Utilizing life insurance to maximize a pension benefit is a concept that has been around for quite a while. Participants in traditional pension plans typically have two options when it comes to how the benefits will be paid out. First and most importantly it is an irrevocable decision has to be made, once elected you cannot change it. Typically, there are two options, a life only benefit or joint survivor benefit. The life only option pays out the maximum benefit because it is only guaranteeing an income payment tied to one life. A joint and survivor option pays a reduced benefit because it is guaranteeing an income payment until the second person dies. The pension maximization strategy uses a life insurance policy’s death benefit to create an income stream for the surviving spouse should the pensioner pass away first. This allows for the pensioner to take the highest monthly income payment in retirement because the life insurance policy acts as a safety net for the surviving spouse. If the pensioner is not in good health and cannot qualify for life insurance, then electing the joint survivor benefit can become a worthwhile option. There is no cost to apply for a life insurance policy, it is prudent to meet with an experienced life insurance agent who can and see if it makes sense to go with the higher payout and purchase a life insurance policy.

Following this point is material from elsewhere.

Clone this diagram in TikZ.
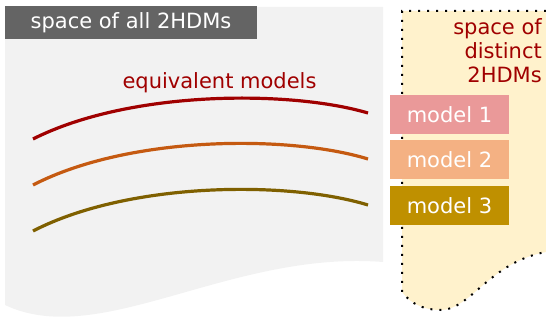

- Higher monthly pension income. By selecting the life only option the pensioner receives a higher monthly income benefit. If the pensioner’s spouse dies first, the pensioner would have the option to cash in the life insurance policy and take the accumulated cash value.
- Opportunity to pass money to beneficiaries. If the pensioner decides to keep the policy in force until death, a remaining death benefit would pass on to the listed beneficiaries.
- Immediate financial protection. The pensioner gains death benefit protection for their spouse or listed beneficiaries, and death benefits are generally income tax free.